# Does anyone know about cyber technology when it comes to writing?



## ironpony (Aug 1, 2015)

I have a story that deals with a criminal who will broadcast live videos on the web of his crimes, demanding ransom and if he doesn't get it, a hostage will be killed.  I want him to make the videos untraceable, but eventually he has to screw up, and the FBI can trace him the one time.

However, I don't anything of this type of field so I find it very difficult to write convincingly to the reader. Does anyone know anything more about those things, so I can explain the 'how' of it, since that is the one part missing from the who, what, where, etc?

Thanks for the input.


----------



## bazz cargo (Aug 2, 2015)

I would leave out the techy detail and just go for it.


----------



## Phil Istine (Aug 2, 2015)

I imagine that access to a series of proxy servers to hide IP address might do it (just a semi-educated guess as I'm not a techie) - but I wonder if getting too bogged down with technicalities might detract from the story.
Maybe he needs an accomplice who takes care of the technical stuff so that you might get away with details


----------



## Sam (Aug 2, 2015)

bazz cargo said:


> I would leave out the techy detail and just go for it.



It doesn't work like that. 

The key to this sort of plot arc is detail, and sacrificing detail because "the reader won't care" is a cop-out. A good writer researches and writes accurately regardless of whether the reader will or won't care. That doesn't mean a thesis on the workings of computers is required, but it does mean that you take pride in your craft and don't allow yourself the crutch of "it's only a book". 



			
				ironpony said:
			
		

> However, I don't anything of this type of field so I find it very  difficult to write convincingly to the reader. Does anyone know anything  more about those things, so I can explain the 'how' of it, since that  is the one part missing from the who, what, where, etc?
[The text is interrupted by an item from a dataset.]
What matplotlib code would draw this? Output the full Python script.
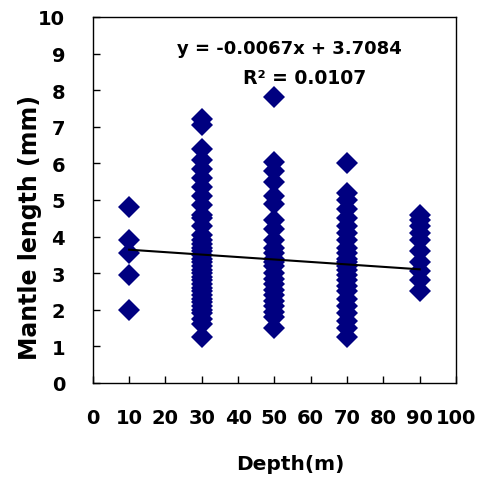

If I were writing this scene, I would have the kidnapper put the video on the Deep Web (AKA darknet). It can be eventually traced (as the FBI have done in real life) but it takes a lot longer than it would if your kidnapper opted for a standard browser and proxy combination. The reason why is because the information on the Deep Web is not indexed by standard search engines such as Google or Bing. One requires a special browser called TOR to access it, and The Onion Router is notoriously hard to crack. It uses about six thousand relays (A relay is basically a point where a signal is spoofed to. Think about five people standing in a circle and bouncing a laser beam off mirrors; each person is a relay that spoofs the beam, making it difficult to find out where the original source came from. Now think of six thousand people doing that.) to bounce the original signal all over the world, meaning that the FBI has to go through each one of those before they can trace the original signal. That could take anywhere between a few hours to days. 

His screw-up could be underestimating the FBI's trace window. 

Research makes this particular arc much easier to write.


----------



## Foxee (Aug 2, 2015)

Research ISIS, Wikileaks, and Anonymous.

Research the idea that laws haven't really caught up with cyber crime.

Bootleg TV shows are broadcast on YouTube though it's not allowed. There's a timeframe that people put them up anyway before they're stopped. Timing is important, your criminal would know this.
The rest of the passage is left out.